Tuesday, 13 March 2012
Back in the Dog House
Back in the Dog House
It has been a difficult week.
The other day my HOH gave me a list of tasks to complete by the end of the day. He was away and wanted to ensure that I had a productive day.
I have a tendency to not do the things that I am supposed to do. I bake cakes, or rearrange the living room, paint pictures and make clothes for my daughter, rather than paperwork, cleaning or work for my business. So HOH tries to keep me on the straight and narrow.
That day, while he was away, I was meant to do my chores, help my HOH with some marketing, some paperwork for my business, aswell as maintaining my diet and keeping to my internet limit and curfew.
Well quite frankly it was a bad day as far as rules were concerned and a cumulative snow ball of misbehaviour ensued.

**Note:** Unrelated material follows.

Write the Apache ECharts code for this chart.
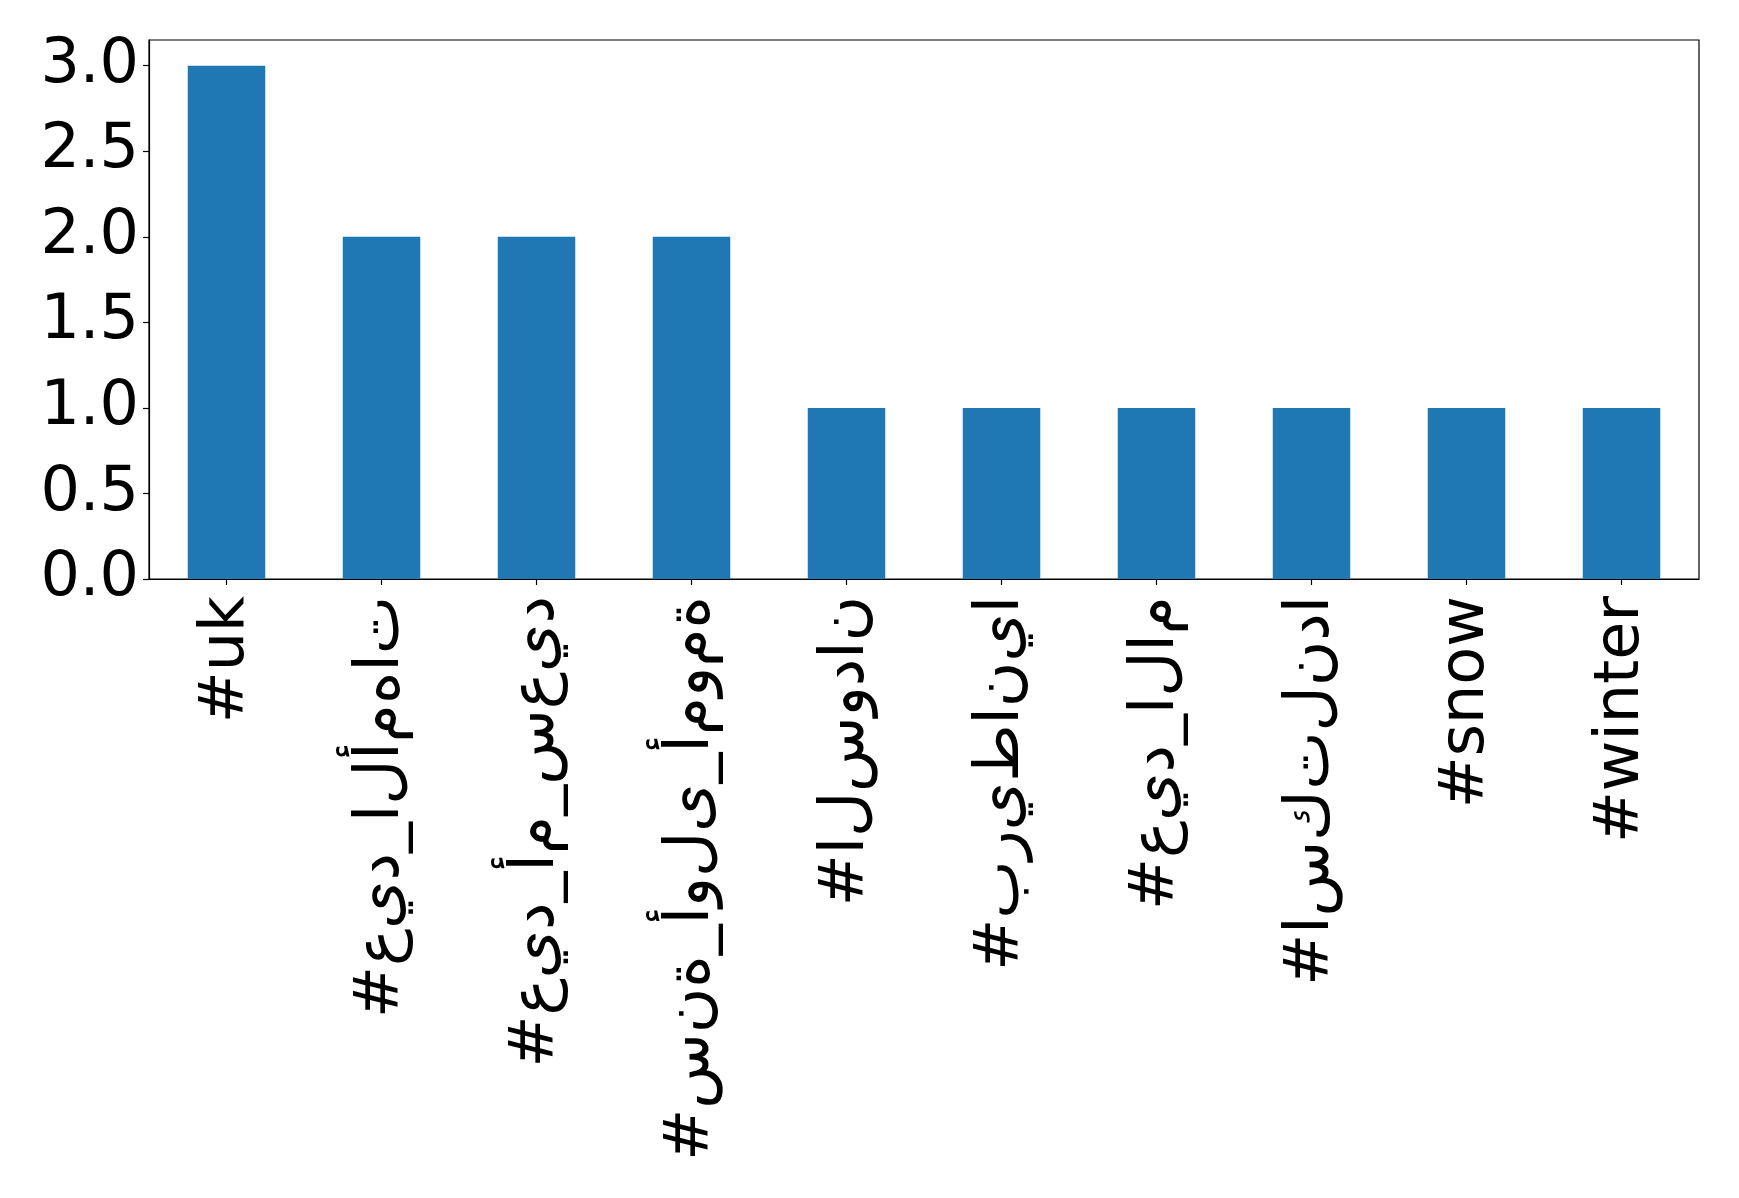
<!DOCTYPE html>
<html>
<head>
<meta charset="utf-8">
<script src="https://cdn.jsdelivr.net/npm/echarts@6/dist/echarts.min.js"></script>
<style>
html,body{margin:0;padding:0;background:#fff;}
#chart{width:1739px;height:1198px;}
</style>
</head>
<body>
<div id="chart"></div>
<script>
const categories = ['#uk', '#عيد_الأمهات', '#عيد_أم_سعيد', '#سنة_أولى_أمومة', '#السودان', '#بريطانيا', '#عيد_الام', '#اسكتلندا', '#snow', '#winter'];
const counts = [3, 2, 2, 2, 1, 1, 1, 1, 1, 1];
const yTicks = [0, 0.5, 1.0, 1.5, 2.0, 2.5, 3.0];

// Reproduce the reference's left-to-right, unjoined letter display
function displayLabel(s) {
  return '\u202D' + Array.from(s).join('\u200C') + '\u202C';
}

const chart = echarts.init(document.getElementById('chart'), null, {renderer: 'canvas'});
chart.setOption({
  animation: false,
  backgroundColor: '#ffffff',
  grid: {
    left: 149, right: 40, top: 40, bottom: 619,
    show: true, borderColor: '#000', borderWidth: 1.2, backgroundColor: 'transparent'
  },
  xAxis: {
    type: 'category',
    data: categories,
    boundaryGap: true,
    axisLine: {show: true, lineStyle: {color: '#000', width: 1.2}},
    axisTick: {show: true, alignWithLabel: true, length: 6, lineStyle: {color: '#000', width: 1.2}},
    axisLabel: {
      rotate: 90, margin: 17, interval: 0,
      fontFamily: 'DejaVu Sans', fontSize: 62, color: '#000',
      formatter: v => displayLabel(v)
    },
    splitLine: {show: false}
  },
  yAxis: {
    type: 'value',
    min: 0, max: 3.15, interval: 0.5,
    axisLine: {show: true, lineStyle: {color: '#000', width: 1.2}},
    axisTick: {show: true, length: 6, customValues: yTicks, lineStyle: {color: '#000', width: 1.2}},
    axisLabel: {
      margin: 10, fontFamily: 'DejaVu Sans', fontSize: 62, color: '#000',
      customValues: yTicks,
      formatter: v => v.toFixed(1)
    },
    splitLine: {show: false}
  },
  series: [{
    type: 'bar',
    data: counts,
    barWidth: '50%',
    itemStyle: {color: '#1f77b4'}
  }]
});
</script>
</body>
</html>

We had frinds coming and I, ever the show off and perfectionist, decided to cook a culinary extravaganza. I have always put far too much pressure on myself. So before my chores and tasks were completed I decided to cook a tarte au citron and a batch of caramelised tare and share bread.
After cooking I decided to leaisurely go on the internet for an hour to relax, despite having not completed my tasks that I had been asked to do.
My internet was running to an end and I was writing my blog. I stupidly make the decision to carry on writing my blog despite being fully aware that my internet was coming to an end, and I went over my limit.
Why, I hear you ask?
Well I don't quite frankly know! With hindsight these things always seem ludicrous, but I just didn't think it through at the time.
So there was my mistake number one. I then went to the fridge to put some food away after cooking, and seeing my daughter's chocolate bar uneaten, I decided to eat it. It was only small. To be honnest I don't think I thought that I would be punished for that, despite my HOH saying he wanted to support my diet.
Then I realised that I was perilously close to my curfew, so I ran off to bed. It was only then that I realised that the house was a state and my tasks werent complete. I had completely forgotten.
It then dawned on me that I had done a gazzilion things wrong, and would undoubtedly be in trouble.
I was now terrified. The last spanking had been terrible, but I hadn't done as many things wrong.
The possibilities went round and round in my head. What would he do? How bad could it be?
I emailed him an email instantly with a groveling and very sorry email.
The thing was I was truly sorry. I had been trying so hard but it was clearly very easy to muck up.
He called me instantly and I could hear the dissapointment in his voice. That has got to be the worst bit!
He asked me to tell him how I had done so much wrong. I think he thought I had just been lazy and not bothered to respect his decisions. But that wasnt the case. Yes I had gone over with my internet, and I ignored it a bit, but the rest just happened.
He said he would have to think about what he would do about it. That got me worried, was he going to spank me on more than one day? was he going to spank me for longer?
I was very worried.
At the next available opportunity he sat me down and asked me to explain what I had done and how things had gone so wrong,
The list was long, so the lecture was even longer.
Towards the end I was thoroughly fed up with it. He seemed to go on and on! I wanted to say, alright punish me already! But I didn't dare of course.
Because much of the problem was caused by my internet use, or excess use, HOH decide to take my internet away for two days. He then said that I could only have half my normal amount for the rest of the week. He then ordered me to close the curtains and took off his belt. Quite possible the most terrifying this that he does.
I heard the jingle jangle of the buckle, I heard the woosh, as it was pulled through his belt loops. Then he stripped me. Quite possibly the most embarrassing part. I had chosen to wear my all in one, so I was wearing just my bra when he ordered me over his lap (something I wont be doing again!).
Then he whipped me.
It was a considerably bad one. He informed me later that it was a 6 on the scale! Goodness knows I never want to get to 10!
I was thrashing about so much that I kicked the coffee table, throwing HOH's coke across the room!
After he had finished, as always, I lay there exhausted and panting. I clambered onto his lap and curled up in his arms. I was numb and dejected. I don't get angry with him, as I usually feel I deserve it. But I do feel sorry for myself for about half an hour, especially when it is hard to sit down!
So there we go, a few days of no internet while having a VERY sore behind!
It has been hard not going online. I have so wanted to. I did ask him yesterday if I could go only but he gently said no. I think it wouldn't have been so gentle if I had pushed it!
And now I have a week of very little internet! I am so glad to have it back though! I can finally write this post! I have been saving it for a while!